Thursday, December 07, 2017

Holidays

I've been especially aware of the bittersweet nature of the holiday season this year. I'm thankful for traditions and memories and comfort foods and time with family, but I've spent a lot of time thinking about my dad and my grandparents and the way that time slips by. My own kids are old enough to have their own memories of Thanksgiving and Christmas traditions. And I'm old enough (and young enough?) to remember this season at their ages. Many of the memories I have are of people no longer with us, though. I know that's the nature of life, but it's a steady pang that underlies November and December for me.

I have years of happy, loud, fun memories of Thanksgiving and Christmas, but I also have weighty ones of funerals and numbness and a vague awareness that I was supposed to compartmentalize my feelings to preserve my cheer or gratitude.
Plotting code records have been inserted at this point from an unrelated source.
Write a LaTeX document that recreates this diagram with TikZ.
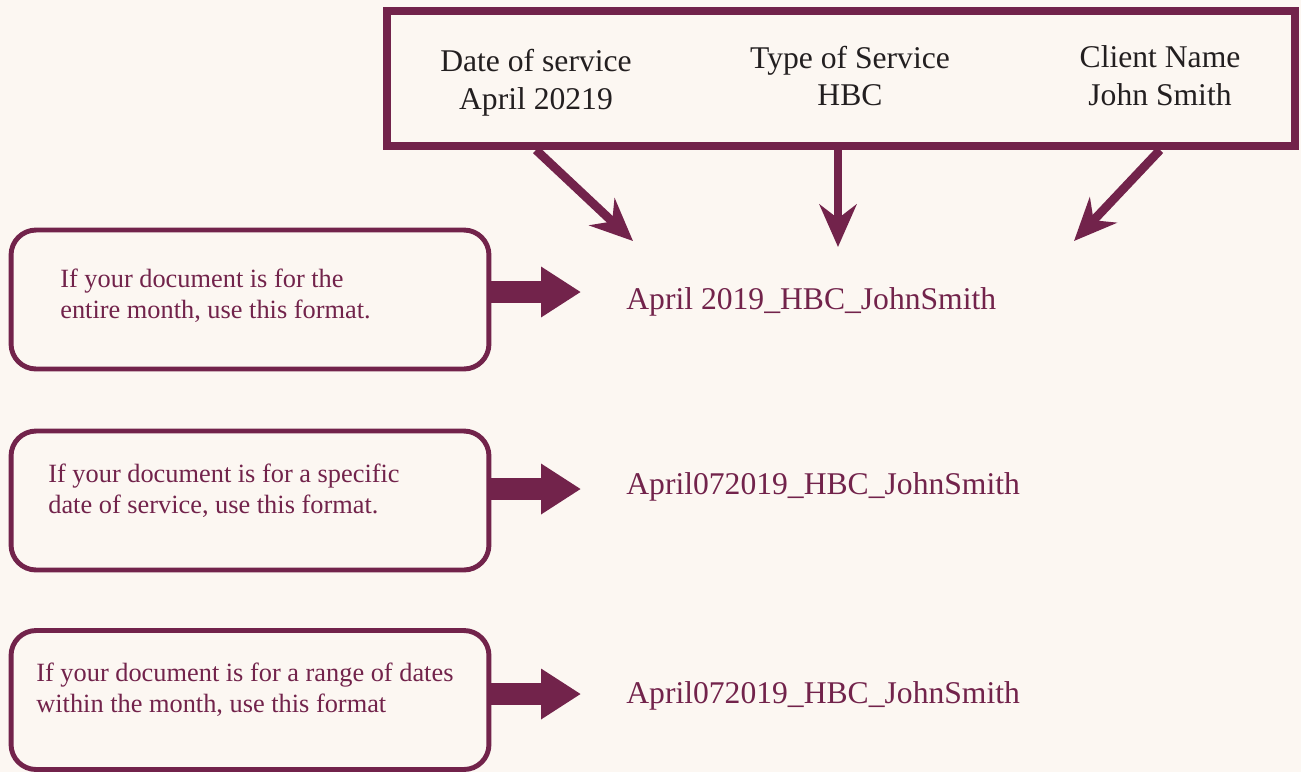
\documentclass[tikz,border=0pt]{standalone}
\usepackage{fontspec}
\setmainfont{Liberation Serif}
\usetikzlibrary{arrows.meta,positioning,calc}
\definecolor{plum}{RGB}{114,35,75}
\definecolor{cream}{RGB}{252,247,242}
\definecolor{ink}{RGB}{35,31,32}
\tikzset{
  hbox/.style={draw=plum, line width=4.5pt, minimum width=18.16cm, minimum height=2.7cm, inner sep=0pt},
  hlab/.style={font=\fontsize{18}{21.5}\selectfont, text=ink, align=center, inner sep=0pt},
  cbox/.style={draw=plum, line width=2.8pt, rounded corners=0.5cm, minimum width=9.56cm, minimum height=2.78cm, inner sep=0pt},
  clab/.style={font=\fontsize{15}{17.6}\selectfont, text=plum, align=left, anchor=west, inner sep=0pt},
  fname/.style={font=\fontsize{18}{21}\selectfont, text=plum, anchor=west, inner sep=0pt},
  darr/.style={plum, line width=5pt, -{Stealth[length=0.85cm, width=0.74cm, inset=0.28cm]}},
  barr/.style={plum, line width=12.5pt, -{Triangle[length=0.8cm, width=0.96cm]}},
}

\begin{document}
\begin{tikzpicture}[x=0.02cm, y=-0.02cm]
  \useasboundingbox (0,0) rectangle (1301,772);
  \fill[cream] (0,0) rectangle (1301,772);
  % header with the three parts of the name
  \node[hbox] (hdr) at (841,78.5) {};
  \node[hlab] (date) at (536,83) {Date of service\\April 20219};
  \node[hlab] (type) at (850,76) {Type of Service\\HBC};
  \node[hlab] (client) at (1160,76) {Client Name\\John Smith};
  \coordinate (dtip) at (633,241);
  \coordinate (ttip) at (838,247);
  \coordinate (ctip) at (1074,241);
  \draw[darr] (hdr.south -| date) -- (dtip);
  \draw[darr] (hdr.south -| ttip) -- (ttip);
  \draw[darr] (hdr.south -| client) -- (ctip);
  % the three cases
  \node[cbox] (case1) at (250,299.5) {};
  \node[cbox] (case2) at (250,500.5) {};
  \node[cbox] (case3) at (250,700) {};
  \node[clab] (txt1) at (60,296) {If your document is for the\\entire month, use this format.};
  \node[clab] (txt2) at (48,490.5) {If your document is for a specific\\date of service, use this format.};
  \node[clab] (txt3) at (36,690) {If your document is for a range of dates\\within the month, use this format};
  \coordinate (ftip1) at (581,292);
  \coordinate (ftip2) at (581,489);
  \coordinate (ftip3) at (581,694);
  \draw[barr] (case1.east |- ftip1) -- (ftip1);
  \draw[barr] (case2.east |- ftip2) -- (ftip2);
  \draw[barr] (case3.east |- ftip3) -- (ftip3);
  \node[fname] (name1) at (626,302) {April 2019\_HBC\_JohnSmith};
  \node[fname] (name2) at (626,487) {April072019\_HBC\_JohnSmith};
  \node[fname] (name3) at (626,696) {April072019\_HBC\_JohnSmith};
\end{tikzpicture}
\end{document}
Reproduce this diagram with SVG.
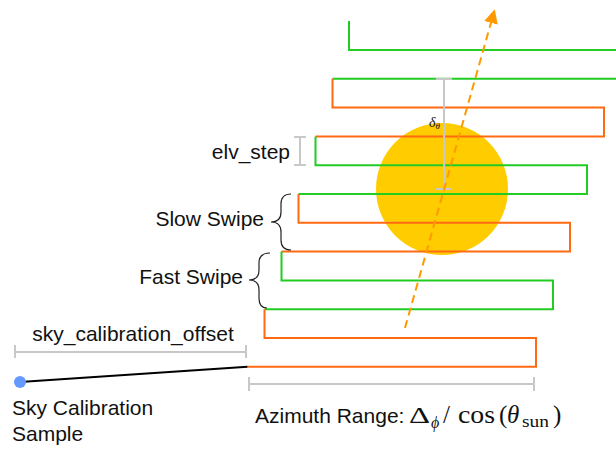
<svg xmlns="http://www.w3.org/2000/svg" width="616" height="449" viewBox="0 0 616 449">
<style>
.g{fill:none;stroke:#22cc22;stroke-width:2}
.o{fill:none;stroke:#ff6a13;stroke-width:2}
.bar{fill:none;stroke:#c8c8c8;stroke-width:2}
.brace{fill:none;stroke:#222;stroke-width:1.2}
.t{font-family:"Liberation Sans",Arial,sans-serif;font-size:21px;fill:#111}
.m{font-family:"Liberation Serif","DejaVu Serif",serif;fill:#111}
</style>
<defs>
<marker id="ah" viewBox="0 0 10 10" refX="8" refY="5" markerWidth="7" markerHeight="7" orient="auto" markerUnits="strokeWidth">
<path d="M0,0 L10,5 L0,10 z" fill="#ff9900"/>
</marker>
</defs>
<rect width="616" height="449" fill="#fff"/>
<g id="sun"><circle cx="442" cy="189" r="66" fill="#ffcc00"/></g>
<g id="connectors">
<path class="g" d="M349,21 V50 H621 V78.8 H332.5"/>
<path class="o" d="M332.5,78.8 V107.6 H604 V136.4 H315.5"/>
<path class="g" d="M315.5,136.4 V165.2 H587 V194 H298.5"/>
<path class="o" d="M298.5,194 V222.8 H570 V251.6 H281.5"/>
<path class="g" d="M281.5,251.6 V280.4 H553 V309.2 H264.5"/>
<path class="o" d="M264.5,309.2 V338 H536 V366.8 H247.5"/>
<path d="M20,382 L247.5,366.8" stroke="#000" stroke-width="2" fill="none"/>
<path class="bar" d="M444,79 V189 M436,79 H452 M436,189 H452"/>
<path d="M405,328 L494,12" stroke="#ff9900" stroke-width="2" stroke-dasharray="8,5" fill="none" marker-end="url(#ah)"/>
</g>
<g id="delta-theta"><text class="m" x="429" y="127" font-size="14" font-style="italic">δ<tspan font-size="9" dy="2">θ</tspan></text></g>
<g id="elv-step">
<path class="bar" d="M300,137 V165 M294,137 H306 M294,165 H306"/>
<text class="t" x="290" y="159" text-anchor="end">elv_step</text>
</g>
<g id="slow-swipe">
<path class="brace" d="M291,194 Q281,194 281,204 L281,212 Q281,222 271,222 Q281,222 281,232 L281,240 Q281,250 291,250"/>
<text class="t" x="264" y="226" text-anchor="end">Slow Swipe</text>
</g>
<g id="fast-swipe">
<path class="brace" d="M270,253 Q259,253 259,263 L259,270 Q259,280 249,280 Q259,280 259,290 L259,298 Q259,308 267,308"/>
<text class="t" x="243" y="284" text-anchor="end">Fast Swipe</text>
</g>
<g id="sky-offset">
<path class="bar" d="M15,352 H246 M15,345 V358 M246,345 V358"/>
<text class="t" x="133" y="341" text-anchor="middle">sky_calibration_offset</text>
</g>
<g id="sky-sample">
<circle cx="20" cy="382" r="6" fill="#6699ff"/>
<text class="t" x="12" y="415">Sky Calibration</text>
<text class="t" x="12" y="441">Sample</text>
</g>
<g id="azimuth">
<path class="bar" d="M249,384 H534 M249,377 V391 M534,377 V391"/>
<text class="t" x="255" y="423">Azimuth Range:</text>
<text class="m" x="409" y="423" font-size="24" textLength="21" lengthAdjust="spacingAndGlyphs">Δ</text>
<text class="m" x="431" y="428" font-size="16" font-style="italic">ϕ</text>
<text class="m" x="443" y="423" font-size="25">/</text>
<text class="m" x="458" y="423" font-size="25" textLength="37" lengthAdjust="spacingAndGlyphs">cos</text>
<text class="m" x="499" y="423" font-size="25">(</text>
<text class="m" x="507" y="423" font-size="25" font-style="italic">θ</text>
<text class="m" x="522" y="427" font-size="17" textLength="27" lengthAdjust="spacingAndGlyphs">sun</text>
<text class="m" x="553" y="423" font-size="25">)</text>
</g>
</svg>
Holidays are complicated. Life is complicated. Sometimes life seems as mean as it seems wonderful. On my optimistic days, that juxtaposition enhances the joy of being with loved ones and the joy of tradition. On my less optimistic days, it makes me feel like life is a slow, inescapable march of loss.
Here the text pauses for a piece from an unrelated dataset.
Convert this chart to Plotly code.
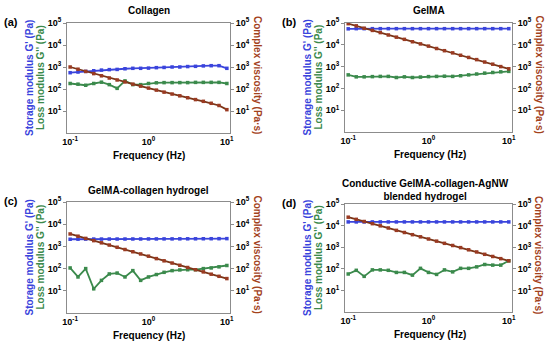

A friend whose parent had recently passed asked me once "How long does it take to get over it?" I wanted to give a pat, satisfactory answer, but I don't have one. Is "getting over it" anything more than an appeasement of other people's expectations of the shelf life of grief and grappling with the ephemeral? I struggle with gratitude at Thanksgiving because I'm still mad at the unfairness of my mom losing my dad on Thanksgiving week. I struggle with Christmas music because so much of it is intertwined with memories of my dad. I can be picking out a Christmas tune on the piano with the kids and suddenly have to excuse myself to a different room. I can be hit by a chord from the pipe organ and want to be anywhere in the world but in a church. Not "over it," clearly.

"Grapple" is the verb I use most often to describe what I've been doing with my feelings for the last few weeks (years?). As many things do, "grappling with difficulty" makes me think of Epictetus, who said "When difficulty falls on you, remember that God, like a trainer of wrestlers, has matched you with a rough opponent. Why? So that you may become a conqueror. But it is not accomplished without sweat." I'm thankful to be here to struggle, and thankful for family and friends who struggle along with me. And I'm thankful to see this season through my children's eyes, as I find myself both hopeful and fearful for them as they get older.